After telling investors in December the company was expecting to net an estimated $912 million to $968 million in earnings before interest, taxes, depreciation, and amortization for fiscal year 2024, the company issued a release in January saying that number will more likely be “in the lower half of the guidance range.”

By March, the company had issued an altogether new target of $849 million to $885 million for fiscal 2024.

And on Thursday, Lynch told investors that number was more likely to be in the range of $825 million to $843 million, factoring in the 17% reduction in lift ticket revenue during the company’s fiscal third quarter, which ended April 30.

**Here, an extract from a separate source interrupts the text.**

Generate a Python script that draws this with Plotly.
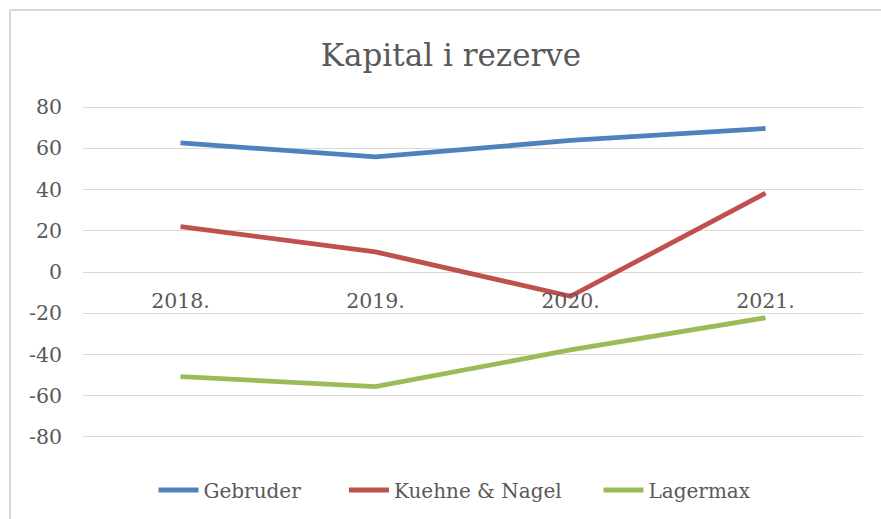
import plotly.graph_objects as go

categories = ["2018.", "2019.", "2020.", "2021."]
gebruder = [62.6, 55.8, 63.8, 69.6]
kuehne_nagel = [22.0, 9.8, -11.8, 38.2]
lagermax = [-50.7, -55.6, -37.8, -22.2]
y_ticks = [-80, -60, -40, -20, 0, 20, 40, 60, 80]
y_tick_text = ["-80", "-60", "-40", "-20", "0", "20", "40", "60", "80"]
series_names = ["Gebruder", "Kuehne & Nagel", "Lagermax"]

FONT = "DejaVu Serif"
GRAY = "#595959"
NB = "\u00a0"

W, H = 881, 519
L, R, T, B = 83, 18, 106, 81

fig = go.Figure()
pads = [6, 5, 0]
for name, vals, color, pad in zip(series_names, [gebruder, kuehne_nagel, lagermax],
                                  ["#4f81bd", "#c0504d", "#9bbb59"], pads):
    fig.add_trace(go.Scatter(x=categories, y=vals, name=name + NB * pad, mode="lines",
                             line=dict(color=color, width=4.8)))

pw = W - L - R
ph = H - T - B
def px_x(p):
    return (p - L) / pw
def px_y(p):
    return (H - B - p) / ph

# chart border (left and top edges visible)
fig.add_shape(type="line", xref="paper", yref="paper",
              x0=px_x(10), x1=px_x(10), y0=px_y(10), y1=px_y(530),
              line=dict(color="#d9d9d9", width=2))
fig.add_shape(type="line", xref="paper", yref="paper",
              x0=px_x(10), x1=px_x(890), y0=px_y(10), y1=px_y(10),
              line=dict(color="#d9d9d9", width=2))

fig.update_layout(
    width=W, height=H,
    margin=dict(l=L, r=R, t=T, b=B, autoexpand=False),
    paper_bgcolor="white", plot_bgcolor="white",
    font=dict(family=FONT, color=GRAY, size=20.5),
    title=dict(text="Kapital i rezerve", x=451 / W, xref="container", xanchor="center",
               y=1 - 55 / H, yref="container", yanchor="middle",
               font=dict(family=FONT, size=31, color=GRAY)),
    xaxis=dict(type="category", range=[-0.5, 3.5], showgrid=False, showline=False,
               zeroline=False, anchor="free", position=0.5,
               ticks="", ticklabelstandoff=14,
               tickfont=dict(family=FONT, size=20.5, color=GRAY)),
    yaxis=dict(range=[-80.5, 80.5], tickvals=y_ticks, ticktext=y_tick_text,
               showgrid=True, gridcolor="#d9d9d9",
               gridwidth=1.3, zeroline=True, zerolinecolor="#d9d9d9", zerolinewidth=1.3,
               showline=False, ticks="", ticklabelstandoff=20,
               tickfont=dict(family=FONT, size=20.5, color=GRAY)),
    legend=dict(orientation="h", xref="container", yref="container",
                x=455 / W, xanchor="center", y=1 - 490 / H, yanchor="middle",
                font=dict(family=FONT, size=20, color=GRAY), itemwidth=40,
                bgcolor="rgba(0,0,0,0)"),
    showlegend=True,
)

fig.write_html("out.html", config={"displayModeBar": False},
               post_script="document.body.style.margin='0';")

But there was another factor to consider, as well, Lynch told investors, as 2024-25 pass product sales through May 28 have decreased approximately 5% in units from the prior year period. Due to the company’s 8% price increase over last year’s pass, however, sales dollars have increased approximately 1% compared with the prior year period.

Lynch said the reduction in lift ticket sales from the end of the 2023-24 season, and the decrease in pre-purchased passes for 2024-25 are likely related.

“The single biggest impact on our spring pass sales is new pass holders and that is driven by lift ticket guests,” Lynch said. “And the size of that audience is down significantly, which is impacting, then, our ability to convert them into new pass holders.”

Spring cycle

In recent years, Vail Resorts has used high lift ticket prices as a tool to convert more guests into pre-purchased passes. A single-day lift ticket at Vail Mountain hit $299 during the 2023-24 Christmas-New Year holiday period; it was $199 during the 2017-18 holiday.

Lift ticket sales were expected to make up about 35 percent of Vail Resorts total lift revenue in fiscal year 2024, the company told investors at the company’s 2024 investors conference in March, and Vail Resorts has set a public goal of moving that number to 25%.

At this year’s investor’s conference, the company noted that the “majority of lift ticket business is ‘addressable’ to transition to pass,” and the company is “well-positioned to grow advance commitment with 26 resorts in East and leading Epic brand awareness.”

But doing so requires those lift ticket guests to see the high price at the window during a spring visit, while next year’s season pass is on sale at the lowest price point it will see over the next eight months. Vail Resorts launched 2024-25 season pass sales on March 5, with more than six weeks remaining in Vail Mountain’s season, and more than nine weeks remaining in Breckenridge’s season, to capitalize on the sticker shock lift ticket guests experience at the ticket window.

The decrease in lift ticket revenue the company saw over the final two months of its season was part of an overall decrease in visitation across Vail Resorts and North America, Lynch pointed out on the call with investors, saying Vail Resorts properties saw an 8% decrease in skier visits in 2023-24.

The National Ski Areas Association’s preliminary skier visit numbers for 2023-24, released in May, estimate a 7.6% decrease nationwide to 60.4 million, down from 65.4 million in 2022-23. That number was an outlier on the chart, occurring during a massive snow year when many places across the West saw snowfall totals well above average and some parts of the country broke records.

Before last year, the record skier visit year was the year before, 2021-22, which saw 60.7 million visits, just 0.5% less than this season’s estimated total of 60.4 million.

Nevertheless, Lynch told investors that the company was hoping for another big visitation year in 2023-24 to help boost pre-purchased pass sales for 2024-25.

“I think it is important for us to highlight that the U.S. ski industry decline of 8%, our decline in visits of 8% which is consistent with that, does reduce the pool of guests to transition into a pass, and we do believe that it is having an impact, and it will have an impact through the rest of the selling cycle,” Lynch said.